Council of Institutional Investors

Corporate Disclosure

CII generally supports required disclosure of:

  • Climate change risk metrics
  • Diversity of the boards and executive officers
  • Key workforce metrics
Investors need useful and timely information on company performance and policies relevant to long-term shareholder value. This critical component of capital market efficiency extends to both financial information and “non-financial” information that plausibly can influence long-term financial performance. CII supports efforts by independent third-parties and regulators to ensure that the data investors use to make portfolio allocation and proxy voting decisions are reliable, comparable and widely accessible. Our approach to corporate disclosure of environmental and social factors is guided by our member-approved policy, Statement on Corporate Disclosure of Sustainability Performance.

Transparency and safeguards around executive trading in company stock
Under SEC Rule 10b5-1, executives, directors and other top company insiders are able to establish a written plan that details when they will be able to buy or sell shares at a predetermined time on a scheduled basis. But press reports and empirical research suggest that corporate insiders may have used 10b5-1 trading plans as cover for improper stock trades. Insiders can adopt, amend and cancel these plans easily and without disclosure, a recipe for fortuitously timed trades while in possession of material, non-public information. In 2012, CII submitted a rulemaking petition to the SEC recommending improvements to Rule 10b5-1 and we have urged the commission repeatedly to close the loopholes that invite plan abuse. 
In December 2021, SEC commissioners unanimously approved putting out for comment proposed rules to tighten the loopholes and enhance transparency of executive trading plans in company stock. The proposed rule referenced CII advocacy multiple times.

Enhanced transparency of share buybacks
CII believes that executives should have discretion to allocate capital as they think best. This may include returning capital via dividends or buybacks. Legislation or regulation tying companies’ hands on capital allocation could lead executives to invest in businesses that falter or fail to create jobs, harming the company and the economy in the long-run.

But CII also believes some buybacks are not appropriate. Companies should not repurchase their own shares to boost the stock price in the short term—especially if executive pay is linked to earnings per share or measures of capital efficiency, such as return on equity or return on assets, which are lifted when equity is reduced.

Under current rules, companies that adopt a share repurchase program are not required to describe how the program will affect executive compensation, or elements used to determine that compensation. CII has supported legislation to change that. Additionally, companies are only required to disclose the actual repurchases on a quarterly basis. CII supports more rapid disclosure, on par with disclosure of trades by insiders. This would give the market a better understanding of the relationship between stock buybacks, executive compensation and capital allocation decisions.

In December 2021, the SEC issued a proposed rule that would require companies to provide more detailed and more frequent and timely disclosure about stock buybacks.

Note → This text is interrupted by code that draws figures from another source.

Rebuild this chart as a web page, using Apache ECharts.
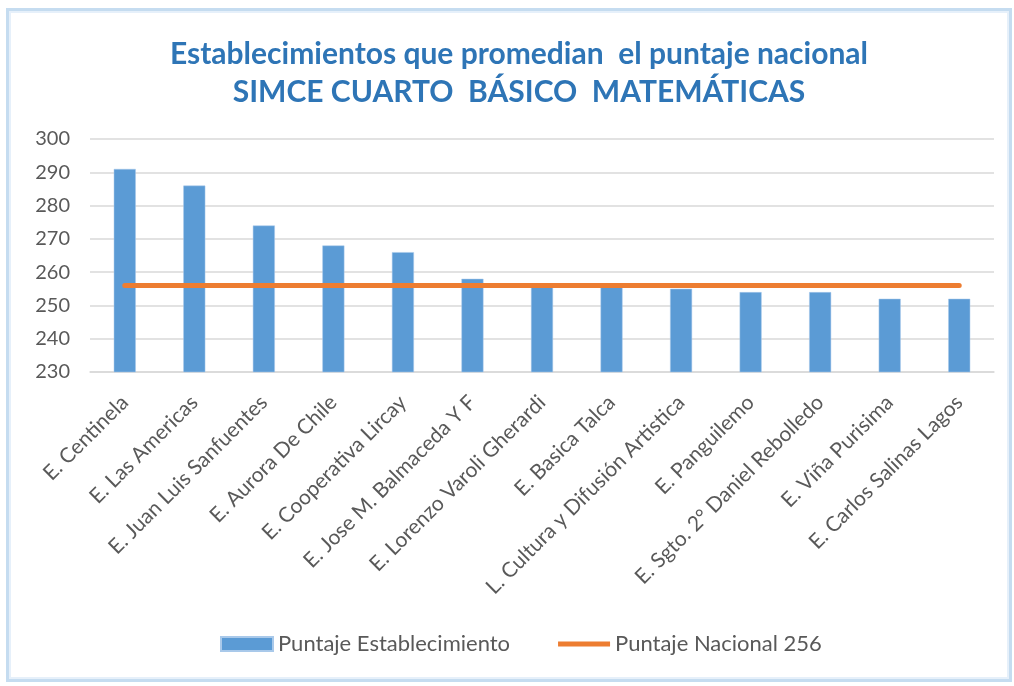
<!DOCTYPE html>
<html>
<head>
<meta charset="utf-8">
<script src="https://cdn.jsdelivr.net/npm/echarts@6/dist/echarts.min.js"></script>
<style>
  html, body { margin: 0; padding: 0; background: #fff; }
  #frame {
    position: absolute; left: 6px; top: 8px; width: 1000px; height: 668px;
    border: 3px solid #c5dcf0; box-shadow: inset 0 0 0 2px #e6f0fa;
  }
  #chart { position: absolute; left: 0; top: 0; width: 1014px; height: 686px; }
</style>
</head>
<body>
<div id="frame"></div>
<div id="chart"></div>
<script>
var categories = [
  "E. Centinela", "E. Las Americas", "E. Juan Luis Sanfuentes", "E. Aurora De Chile",
  "E. Cooperativa Lircay", "E. Jose M. Balmaceda Y F", "E. Lorenzo Varoli Gherardi",
  "E. Basica Talca", "L. Cultura y Difusión Artistica", "E. Panguilemo",
  "E. Sgto. 2° Daniel Rebolledo", "E. Viña Purisima", "E. Carlos Salinas Lagos"
];
var puntajeEstablecimiento = [291, 286, 274, 268, 266, 258, 256, 256, 255, 254, 254, 252, 252];
var puntajeNacional = [256, 256, 256, 256, 256, 256, 256, 256, 256, 256, 256, 256, 256];

var myChart = echarts.init(document.getElementById("chart"));
var font = "Lato, sans-serif";

var option = {
    animation: false,
    title: {
        text: "Establecimientos que promedian  el puntaje nacional\nSIMCE CUARTO  BÁSICO  MATEMÁTICAS",
        left: 514,
        top: 30,
        textAlign: "center",
        textStyle: {
            color: "#2e75b6",
            fontFamily: font,
            fontWeight: "bold",
            fontSize: 30,
            lineHeight: 38
        }
    },
    grid: {
        left: 90,
        right: 20,
        top: 139,
        bottom: 314
    },
    legend: {
        bottom: 26,
        left: 215,
        itemGap: 48,
        itemWidth: 52,
        itemHeight: 14,
        textStyle: { color: "#595959", fontSize: 22, fontFamily: font },
        data: [
            { name: "Puntaje Establecimiento", icon: "rect" },
            { name: "Puntaje Nacional 256", icon: "path://M0,0 L52,0 L52,5 L0,5 Z" }
        ]
    },
    xAxis: {
        type: "category",
        data: categories,
        axisTick: { show: false },
        axisLine: { show: true, lineStyle: { color: "#d9d9d9", width: 1.5 } },
        axisLabel: {
            interval: 0,
            rotate: 45,
            color: "#595959",
            fontSize: 21,
            fontFamily: font,
            margin: 27
        }
    },
    yAxis: {
        type: "value",
        min: 230,
        max: 300,
        interval: 10,
        axisLine: { show: false },
        axisTick: { show: false },
        axisLabel: { color: "#595959", fontSize: 20, fontFamily: font, margin: 20 },
        splitLine: { lineStyle: { color: "#d9d9d9", width: 1.5 } }
    },
    series: [
        {
            name: "Puntaje Establecimiento",
            type: "bar",
            data: puntajeEstablecimiento,
            barWidth: 22,
            itemStyle: { color: "#5b9bd5", borderColor: "#a9c9ea", borderWidth: 0.5 }
        },
        {
            name: "Puntaje Nacional 256",
            type: "line",
            data: puntajeNacional,
            symbol: "none",
            lineStyle: { color: "#ed7d31", width: 5, cap: "round" },
            itemStyle: { color: "#ed7d31" }
        }
    ]
};
myChart.setOption(option);
</script>
</body>
</html>
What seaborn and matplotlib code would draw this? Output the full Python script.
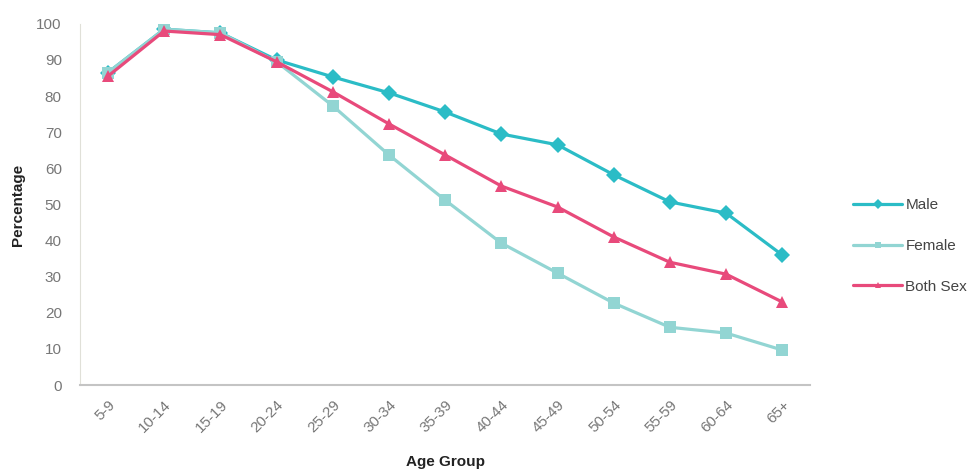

Transparency of executive compensation
Executive compensation is the most critical and visible aspect of a company’s corporate governance. Directors' decisions about CEO pay speak volumes about the board’s accountability to shareowners. That is why CII urges the SEC to finalize pay-for-performance rules as mandated in the 2010 Dodd-Frank Act. In late January, the SEC reopened the comment period for rules the agency originally proposed in 2015 to implement a section of Dodd-Frank that requires companies to disclose information about the relationship between actual executive pay, as reported in the proxy (with certain adjustments), and company performance, as represented by total shareholder return.
CII is also pressing the SEC to close a loophole that permits the use of non-GAAP earnings in the Compensation, Discussion & Analysis (CD&A) section of a company’s proxy statement. While non-GAAP financial measures can be useful in understanding a company’s performance, they can be misused. Since 2003, the SEC has generally required companies to give equal prominence to GAAP and non-GAAP financial measures as well as provide a quantitative reconciliation of the numbers. Yet an anomaly exists in that the existing SEC rules currently do not apply to the target measures for compensation contained in the CD&A, which is the  important source of information investors use to evaluate executive compensation. Investors often struggle to make sense of how companies assess performance in approving large compensation packages. In 2019 CII filed a petition with the SEC asking that the CD&A reports include an explanation of why non-GAAP measures are better for determining executive pay than GAAP, and that they include a quantitative reconciliation (or a hyperlink to reconciliation in another SEC filing) of these two sets of numbers.